The detection layer provides runtime threat detection for the attacks that pass through identity and enforcement. We run three detectors. The first is a network anomaly detector that models normal traffic patterns using a variational autoencoder trained on 90 days of historical traffic data. Connections that deviate significantly from the learned distribution — unusual ports, unexpected destinations, atypical data volumes — are flagged for investigation. The second is a GPU behavioral monitor that tracks CUDA API call patterns from each workload. A workload that makes unusual API calls — for example, attempting to map memory allocated by a different process, or probing the PCIe configuration space — is immediately terminated and its SVID is revoked. The third is a data exfiltration detector that monitors outbound network traffic from each workload against the data volume expected for its declared function.

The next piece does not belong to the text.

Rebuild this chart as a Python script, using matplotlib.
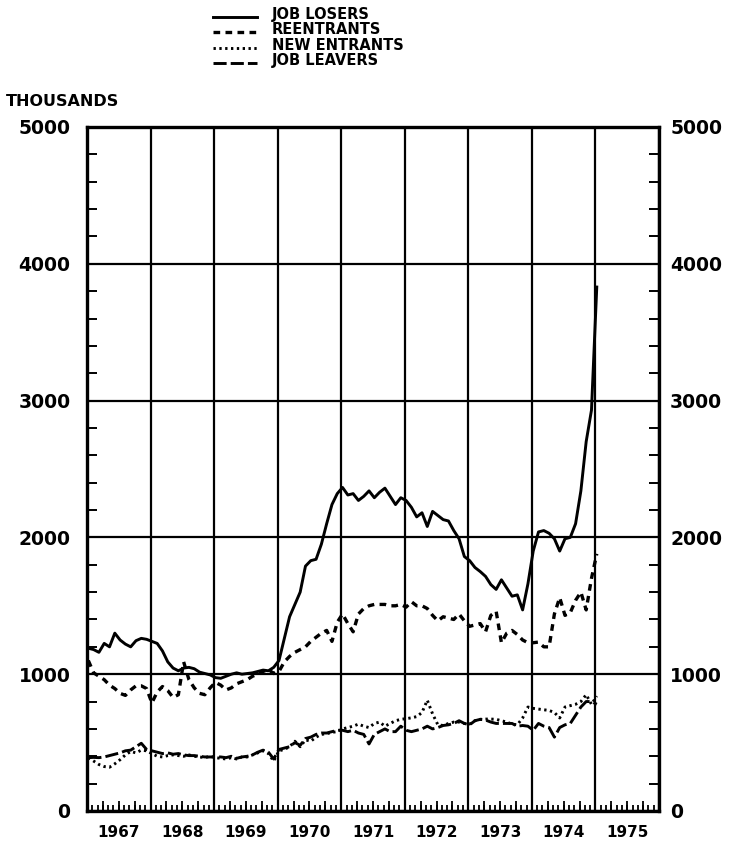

A model inference service that suddenly begins uploading gigabytes of data to an external endpoint is almost certainly compromised, and the detector terminates the connection within 500ms of detecting the anomaly.

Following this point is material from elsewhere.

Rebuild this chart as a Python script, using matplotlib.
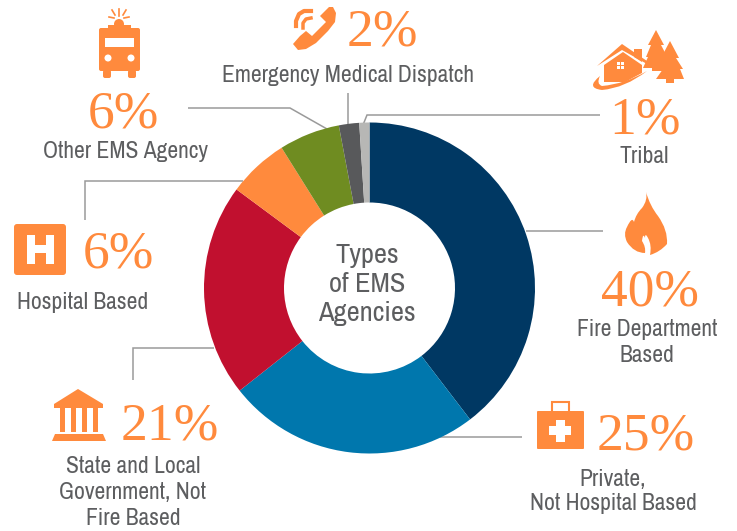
import matplotlib
matplotlib.use('Agg')
import matplotlib.pyplot as plt
from matplotlib.patches import Polygon, Circle, Rectangle, FancyBboxPatch, PathPatch
from matplotlib.path import Path
import logging

logging.getLogger('matplotlib.font_manager').setLevel(logging.ERROR)

# order goes clockwise from 12 o'clock
categories = ['Fire Department Based', 'Private, Not Hospital Based', 'State and Local Government, Not Fire Based',
              'Hospital Based', 'Other EMS Agency', 'Emergency Medical Dispatch', 'Tribal']
values = [40, 25, 21, 6, 6, 2, 1]
colors = ['#003863', '#0077ad', '#c1102f', '#ff8a3d', '#6f8c21', '#58595b', '#b7b7b5']

W, H = 737, 531
ORANGE = '#ff8a3d'
TEXT = '#5d5e60'
LINE = '#9a9a9a'
PCT_FONT = ['Liberation Serif', 'DejaVu Serif']
LBL_FONT = ['Archivo Narrow', 'Liberation Sans', 'DejaVu Sans']

fig = plt.figure(figsize=(W / 100, H / 100), dpi=100)

# background layer in pixel coords, for leaders, text and icons
ax = fig.add_axes([0, 0, 1, 1])
ax.set_xlim(0, W)
ax.set_ylim(H, 0)
ax.axis('off')

# donut
cx, cy, r = 369.5, 288, 165.5
pie_ax = fig.add_axes([(cx - r) / W, (H - cy - r) / H, 2 * r / W, 2 * r / H])
pie_ax.pie(values, colors=colors, startangle=90, counterclock=False, radius=1,
           wedgeprops=dict(width=80 / 165.5, linewidth=0))
pie_ax.set_xlim(-1, 1)
pie_ax.set_ylim(-1, 1)
pie_ax.patch.set_alpha(0)


def leader(xs, ys):
    ax.plot(xs, ys, color=LINE, lw=1.1, solid_capstyle='butt', solid_joinstyle='miter', zorder=1)


leader([188, 290, 327], [108, 108, 129])
leader([348, 348], [93, 125])
leader([363, 367, 600], [125, 115, 115])
leader([526, 603], [231, 231])
leader([440, 522], [437, 437])
leader([133, 133, 214], [380, 348, 348])
leader([85, 85, 243], [220, 181, 181])


def pct(x, y, s):
    ax.text(x, y, s, color=ORANGE, fontsize=38.5, family=PCT_FONT, ha='center', va='baseline')


def label(x, y, s):
    ax.text(x, y, s, color=TEXT, fontsize=17, family=LBL_FONT, ha='center', va='baseline')


pct(123, 128, '6%')
pct(382, 46, '2%')
pct(645, 134, '1%')
pct(650, 305, '40%')
pct(646, 449, '25%')
pct(170, 439, '21%')
pct(118, 268, '6%')

label(126, 158, 'Other EMS Agency')
label(348, 82, 'Emergency Medical Dispatch')
label(644, 163, 'Tribal')
label(647, 336, 'Fire Department')
label(647, 362, 'Based')
label(613, 486, 'Private,')
label(613, 510, 'Not Hospital Based')
label(133, 473, 'State and Local')
label(133, 499, 'Government, Not')
label(133, 525, 'Fire Based')
label(83, 309, 'Hospital Based')

for y, s in zip([263, 292, 321], ['Types', 'of EMS', 'Agencies']):
    ax.text(367, y, s, color=TEXT, fontsize=20.5, family=LBL_FONT, ha='center', va='baseline')


def poly(pts, color=ORANGE):
    ax.add_patch(Polygon(pts, closed=True, fc=color, ec='none'))


def rect(x, y, w, h, color=ORANGE):
    ax.add_patch(Rectangle((x, y), w, h, fc=color, ec='none'))


def rrect(x, y, w, h, rad, color=ORANGE):
    ax.add_patch(FancyBboxPatch((x + rad, y + rad), w - 2 * rad, h - 2 * rad,
                                boxstyle=f'round,pad={rad}', fc=color, ec='none'))


def curve(verts, color=ORANGE):
    codes = [Path.MOVETO] + [Path.CURVE3] * (len(verts) - 1)
    ax.add_patch(PathPatch(Path(verts, codes), fc=color, ec='none'))


# fire truck
rrect(99, 28, 41, 43, 2)
rect(108, 25, 23, 4)
ax.add_patch(Circle((119, 24), 5, fc=ORANGE, ec='none'))
rect(105, 38, 29, 9, 'white')
ax.add_patch(Circle((108, 58), 3.5, fc='white', ec='none'))
ax.add_patch(Circle((131, 58), 3.5, fc='white', ec='none'))
rrect(103, 70, 8, 8, 2)
rrect(128, 70, 8, 8, 2)
for x0, y0, x1, y1 in [(119, 9, 119, 16), (112, 10, 115, 15), (126, 10, 123, 15), (109, 17, 114, 18), (129, 17, 124, 18)]:
    ax.plot([x0, x1], [y0, y1], color=ORANGE, lw=1.2)

# phone
poly([(293, 44), (300, 36), (306, 31), (312, 36), (326, 22), (320, 16), (329, 7), (333, 7), (336, 13),
      (335, 22), (328, 31), (316, 43), (306, 49), (298, 50)])
ax.plot([296, 296, 299, 304, 311], [26, 21, 14, 11, 11], color=ORANGE, lw=3)
ax.plot([303, 303, 306, 311], [28, 23, 19, 18], color=ORANGE, lw=2.5)

# house and trees
poly([(597, 66), (622, 44), (647, 61), (647, 64), (622, 50), (597, 66)])
poly([(604, 65), (623, 52), (642, 65), (642, 73), (625, 82), (604, 82)])
poly([(634, 57), (634, 49), (642, 49), (642, 62)])
rect(617, 62, 3, 3, 'white')
rect(621, 62, 3, 3, 'white')
rect(617, 66, 3, 3, 'white')
rect(621, 66, 3, 3, 'white')
curve([(600, 76), (585, 88), (602, 90), (625, 88), (647, 71), (625, 84), (602, 86), (596, 84), (600, 76)])
poly([(656, 30), (664, 45), (661, 45), (670, 62), (665, 62), (665, 71), (652, 71), (652, 68), (643, 68), (648, 57), (646, 57), (651, 45), (648, 45)])
poly([(670, 41), (679, 58), (676, 58), (683, 69), (680, 69), (684, 79), (674, 79), (674, 83), (666, 83), (666, 79), (656, 79), (663, 69), (660, 69), (664, 58), (661, 58)])

# flame
curve([(646, 192), (650, 206), (658, 216), (668, 230), (667, 244), (660, 252), (650, 255), (652, 245), (648, 238),
       (645, 232), (645, 238), (643, 232), (642, 241), (646, 247), (645, 253), (634, 253), (627, 242), (623, 234),
       (627, 227), (632, 216), (634, 222), (636, 214), (642, 208), (648, 200), (646, 192)])

# medical case
rrect(537, 411, 47, 38, 1)
ax.add_patch(Rectangle((552, 402), 17, 11, fc='none', ec=ORANGE, lw=1.5))
rect(556, 420, 9, 22, 'white')
rect(549, 426, 22, 9, 'white')

# H block
rrect(14, 224, 52, 51, 3)
rect(27, 235, 8, 29, 'white')
rect(46, 235, 8, 29, 'white')
rect(27, 245, 27, 8, 'white')

# government building
poly([(54, 404), (78, 389), (103, 404), (103, 405), (54, 405)])
rect(54, 405, 49, 3)
for x in [60, 71, 82, 93]:
    rect(x, 407, 5.5, 25)
rect(56, 434, 46, 3)
poly([(52, 441), (55, 434), (103, 434), (106, 441)])

fig.savefig('out.png', dpi=100)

Zero-trust networking is not a feature you add to existing infrastructure. It is a design principle that must be embedded from the foundation. Retrofitting zero-trust onto a system that was designed with implicit trust requires rewriting most of the networking and security code — which is why so few cloud providers have done it comprehensively. We had the advantage of building from scratch, and we chose to pay the engineering cost upfront rather than accumulating security debt that would need to be repaid with interest after a breach. The result is a multi-tenant AI platform where every connection is authenticated, every flow is authorized, every GPU is scrubbed between tenants, and every anomaly is detected in real time. Is it perfectly secure? No system is. But the attack surface is orders of magnitude smaller than a conventional multi-tenant GPU cloud, and the detection capability means that even a novel attack is likely to be caught before it succeeds.